I was also persuaded by a list of acceptable homes checked by the local authority in Monmouthshire.

There was nothing on that list, though, for homes in the next door area covering Newport council, which would have been nearer me in Cardiff.

Newport is, of course, a completely separate local authority with (presumably) different procedures.

While Monmouthshire have partnership agreements and links over acceptable homes there is not the same level of information provided for anxious relatives across authority boundaries.

It is a problem not confined to Wales.

In November problems with a plethora of smaller councils for Wales’ English Midlands neighbour came to a head.

A combined West Midlands ‘super council’ was proposed, forming an alliance between Birmingham City Council, Walsall, Sandwell, Wolverhampton and Dudley authorities was proposed.

These five councils serve a combined population of 3.4 million people (Wales is under 3.1 million).

Solihull and Coventry authorities were also invited to join.

How does the number of councils in Wales affect business?

There is a Welsh government ‘one stop shop’ offering details about 15,000 ‘SMEs’ (Small and Medium-sized Enterprises), which brings together crucial information for businesses wanting to create jobs in Wales.
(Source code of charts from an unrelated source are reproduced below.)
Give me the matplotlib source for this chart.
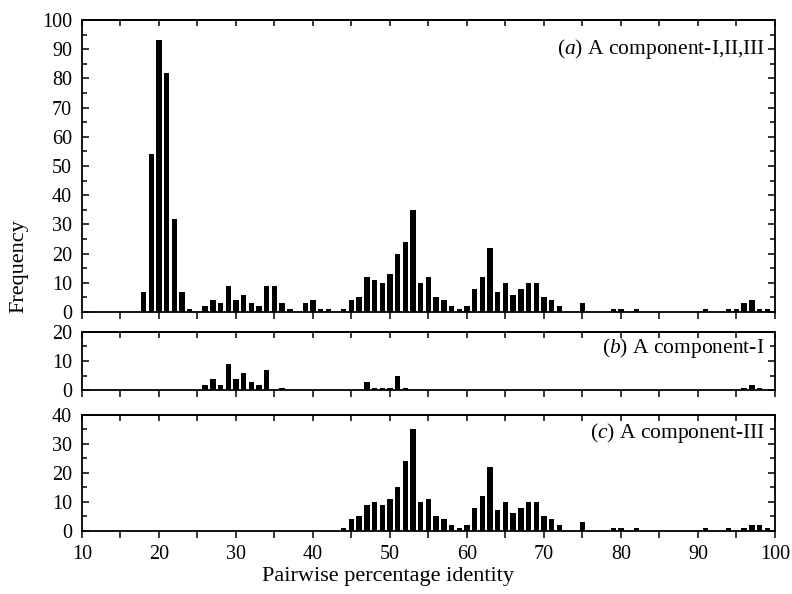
import numpy as np
import matplotlib
matplotlib.use("Agg")
import matplotlib.pyplot as plt
from matplotlib.ticker import MultipleLocator

plt.rcParams['font.family'] = ['Liberation Serif', 'DejaVu Serif']
plt.rcParams['mathtext.fontset'] = 'custom'
plt.rcParams['mathtext.rm'] = 'Liberation Serif'
plt.rcParams['mathtext.it'] = 'Liberation Serif:italic'

# (a) A component-I,II,III
ident_a = [18, 19, 20, 21, 22, 23, 24, 26, 27, 28, 29, 30, 31, 32, 33, 34, 35, 36, 37,
           39, 40, 41, 42, 44, 45, 46, 47, 48, 49, 50, 51, 52, 53, 54, 55, 56, 57, 58,
           59, 60, 61, 62, 63, 64, 65, 66, 67, 68, 69, 70, 71, 72, 75, 79, 80, 82, 91,
           94, 95, 96, 97, 98, 99]
freq_a = [7, 54, 93, 82, 32, 7, 1, 2, 4, 3, 9, 4, 6, 3, 2, 9, 9, 3, 1,
          3, 4, 1, 1, 1, 4, 5, 12, 11, 10, 13, 20, 24, 35, 10, 12, 5, 4, 2,
          1, 2, 8, 12, 22, 7, 10, 6, 8, 10, 10, 5, 4, 2, 3, 1, 1, 1, 1,
          1, 1, 3, 4, 1, 1]

# (b) A component-I
ident_b = [26, 27, 28, 29, 30, 31, 32, 33, 34, 36, 47, 48, 49, 50, 51, 52, 96, 97, 98]
freq_b = [2, 4, 2, 9, 4, 6, 3, 2, 7, 1, 3, 1, 1, 1, 5, 1, 1, 2, 1]

# (c) A component-III
ident_c = [44, 45, 46, 47, 48, 49, 50, 51, 52, 53, 54, 55, 56, 57, 58, 59, 60, 61, 62,
           63, 64, 65, 66, 67, 68, 69, 70, 71, 72, 75, 79, 80, 82, 91, 94, 96, 97, 98, 99]
freq_c = [1, 4, 5, 9, 10, 9, 11, 15, 24, 35, 10, 11, 5, 4, 2, 1, 2, 8, 12,
          22, 7, 10, 6, 8, 10, 10, 5, 4, 2, 3, 1, 1, 1, 1, 1, 1, 2, 2, 1]

panels = [
    (ident_a, freq_a, 100, [0.1035, 0.4747, 0.875, 0.4916], "($a$) A component-I,II,III"),
    (ident_b, freq_b, 20, [0.1035, 0.3426, 0.875, 0.0990], "($b$) A component-I"),
    (ident_c, freq_c, 40, [0.1035, 0.1066, 0.875, 0.1948], "($c$) A component-III"),
]
label_y = [0.9, 0.72, 0.84]

fig = plt.figure(figsize=(7.92, 5.94), dpi=100)

for i, (ident, freq, ymax, rect, label) in enumerate(panels):
    ax = fig.add_axes(rect)
    ax.bar(ident, freq, width=0.7, color='black', linewidth=0)
    ax.set_xlim(10, 100)
    ax.set_ylim(0, ymax)
    for s in ax.spines.values():
        s.set_linewidth(1.3)
    ax.xaxis.set_major_locator(MultipleLocator(10))
    ax.xaxis.set_minor_locator(MultipleLocator(5))
    ax.yaxis.set_major_locator(MultipleLocator(10))
    ax.yaxis.set_minor_locator(MultipleLocator(5))
    ax.tick_params(axis='x', which='both', direction='out', length=5, width=1.1,
                   labelsize=14.5, pad=5, labelbottom=(i == 2))
    ax.tick_params(axis='y', which='both', direction='in', left=True, right=True,
                   width=1.1, labelsize=14.5, pad=7)
    ax.tick_params(axis='y', which='major', length=5)
    ax.tick_params(axis='y', which='minor', length=3.5)
    # top ticks point down into the panel
    top = ax.secondary_xaxis('top')
    top.xaxis.set_major_locator(MultipleLocator(10))
    top.xaxis.set_minor_locator(MultipleLocator(5))
    top.tick_params(axis='x', which='both', direction='in', length=4, width=1.1,
                    labeltop=False)
    top.spines['top'].set_linewidth(1.3)
    ax.text(0.985, label_y[i], label, transform=ax.transAxes,
            ha='right', va='center', fontsize=15.5)

fig.text(0.49, 0.030, "Pairwise percentage identity", ha='center', va='center', fontsize=16)
fig.text(0.024, 0.552, "Frequency", ha='center', va='center', rotation=90, fontsize=16)

fig.savefig("out.png", dpi=100)
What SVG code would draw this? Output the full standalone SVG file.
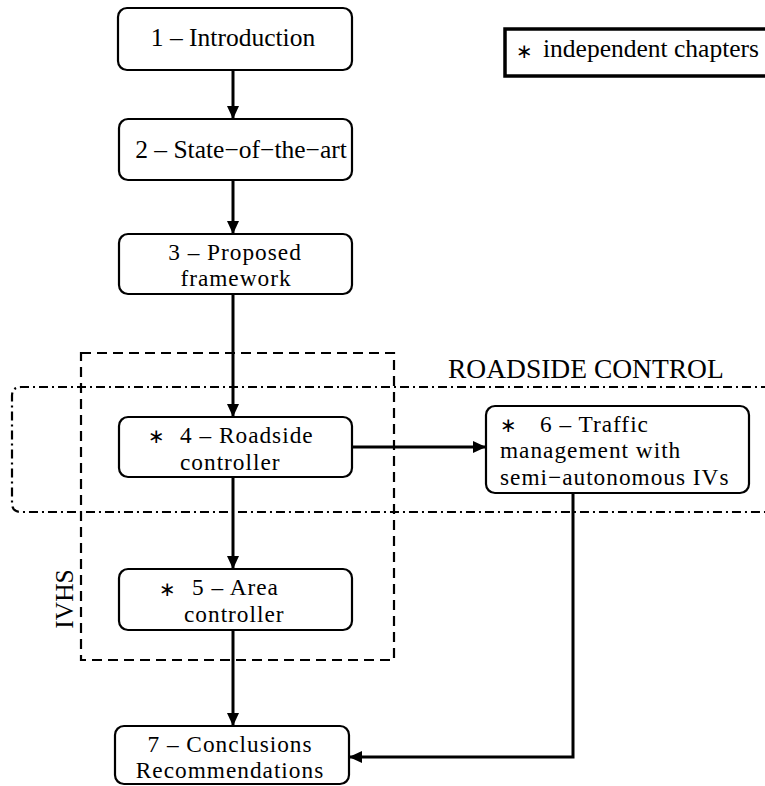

But the 22 councils in Wales remains daunting for businesses wanting to set up in Wales and I have personally heard managers complaining about the number of councils.
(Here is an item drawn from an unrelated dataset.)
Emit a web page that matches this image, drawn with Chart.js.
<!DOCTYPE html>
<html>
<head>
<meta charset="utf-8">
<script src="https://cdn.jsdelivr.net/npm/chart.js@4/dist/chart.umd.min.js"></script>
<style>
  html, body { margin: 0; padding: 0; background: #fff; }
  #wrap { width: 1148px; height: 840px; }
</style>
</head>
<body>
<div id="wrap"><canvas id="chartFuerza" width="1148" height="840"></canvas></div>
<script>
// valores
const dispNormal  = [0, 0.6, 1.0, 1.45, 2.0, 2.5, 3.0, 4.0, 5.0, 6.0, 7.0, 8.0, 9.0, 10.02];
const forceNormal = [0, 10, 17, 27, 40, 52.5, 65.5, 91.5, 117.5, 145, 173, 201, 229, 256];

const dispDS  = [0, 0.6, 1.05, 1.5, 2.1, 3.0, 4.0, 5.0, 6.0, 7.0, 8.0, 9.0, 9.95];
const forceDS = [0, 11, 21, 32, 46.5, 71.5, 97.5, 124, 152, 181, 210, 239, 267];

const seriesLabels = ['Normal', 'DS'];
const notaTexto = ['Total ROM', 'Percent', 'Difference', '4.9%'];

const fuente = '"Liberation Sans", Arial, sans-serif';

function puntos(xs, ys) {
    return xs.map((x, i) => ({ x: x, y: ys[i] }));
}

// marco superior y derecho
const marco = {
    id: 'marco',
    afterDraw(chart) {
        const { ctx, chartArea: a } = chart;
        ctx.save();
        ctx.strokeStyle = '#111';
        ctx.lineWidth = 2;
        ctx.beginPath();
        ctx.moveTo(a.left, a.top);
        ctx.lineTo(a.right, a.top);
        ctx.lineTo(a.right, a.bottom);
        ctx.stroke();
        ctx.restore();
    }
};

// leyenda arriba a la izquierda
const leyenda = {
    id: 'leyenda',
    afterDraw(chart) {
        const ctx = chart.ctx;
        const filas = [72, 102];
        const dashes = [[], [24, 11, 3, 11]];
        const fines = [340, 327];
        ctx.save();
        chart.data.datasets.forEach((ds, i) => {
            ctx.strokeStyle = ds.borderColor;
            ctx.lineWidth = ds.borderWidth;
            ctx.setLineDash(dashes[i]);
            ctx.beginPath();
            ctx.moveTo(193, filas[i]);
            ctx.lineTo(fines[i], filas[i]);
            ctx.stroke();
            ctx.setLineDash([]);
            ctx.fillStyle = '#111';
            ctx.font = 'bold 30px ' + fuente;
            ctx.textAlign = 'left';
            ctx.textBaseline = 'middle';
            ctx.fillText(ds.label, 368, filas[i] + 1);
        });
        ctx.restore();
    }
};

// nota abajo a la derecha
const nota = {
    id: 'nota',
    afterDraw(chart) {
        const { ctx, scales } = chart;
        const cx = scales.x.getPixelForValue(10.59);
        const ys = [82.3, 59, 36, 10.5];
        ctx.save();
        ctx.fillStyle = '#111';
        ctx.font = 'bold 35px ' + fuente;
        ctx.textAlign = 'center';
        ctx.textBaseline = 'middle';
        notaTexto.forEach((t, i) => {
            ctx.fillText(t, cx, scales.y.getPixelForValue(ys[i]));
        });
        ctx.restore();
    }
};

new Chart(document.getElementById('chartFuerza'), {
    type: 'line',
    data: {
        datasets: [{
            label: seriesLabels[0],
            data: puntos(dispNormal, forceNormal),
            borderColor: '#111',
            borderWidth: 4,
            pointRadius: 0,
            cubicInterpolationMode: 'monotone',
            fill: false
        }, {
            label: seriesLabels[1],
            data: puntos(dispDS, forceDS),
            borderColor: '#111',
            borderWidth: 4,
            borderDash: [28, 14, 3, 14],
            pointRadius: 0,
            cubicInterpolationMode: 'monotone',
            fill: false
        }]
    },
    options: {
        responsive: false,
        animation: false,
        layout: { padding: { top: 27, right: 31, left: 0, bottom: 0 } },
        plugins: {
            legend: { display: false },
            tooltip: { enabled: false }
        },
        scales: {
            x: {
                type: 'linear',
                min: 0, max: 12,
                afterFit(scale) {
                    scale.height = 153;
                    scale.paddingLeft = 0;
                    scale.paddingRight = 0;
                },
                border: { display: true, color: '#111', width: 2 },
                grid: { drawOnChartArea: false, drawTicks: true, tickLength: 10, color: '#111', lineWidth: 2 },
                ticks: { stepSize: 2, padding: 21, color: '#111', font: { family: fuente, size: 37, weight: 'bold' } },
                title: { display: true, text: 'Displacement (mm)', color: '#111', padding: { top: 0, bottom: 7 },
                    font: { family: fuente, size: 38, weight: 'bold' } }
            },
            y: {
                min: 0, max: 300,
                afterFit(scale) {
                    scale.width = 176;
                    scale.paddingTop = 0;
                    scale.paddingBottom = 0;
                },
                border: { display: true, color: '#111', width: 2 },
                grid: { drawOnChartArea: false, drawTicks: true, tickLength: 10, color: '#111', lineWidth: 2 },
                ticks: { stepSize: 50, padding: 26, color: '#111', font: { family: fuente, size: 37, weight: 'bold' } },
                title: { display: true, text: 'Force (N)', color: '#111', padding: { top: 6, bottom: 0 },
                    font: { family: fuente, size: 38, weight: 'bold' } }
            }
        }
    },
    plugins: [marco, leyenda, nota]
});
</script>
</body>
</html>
They say they cannot recommend to their overseas bosses that Wales should be a destination for investment as a result.

Earlier this month the Older People’s Commissioner for Wales, Sarah Rochira said the UK legal system is failing older people and perpetuating abuse.

She called for the law to be changed making it easier to prosecute those who abuse or neglect older people, or those who allow it to happen.

But the system we have now, where older people and their families are not always provided with critical information in a neighbouring authority, is also failing and surely that is a form of abuse.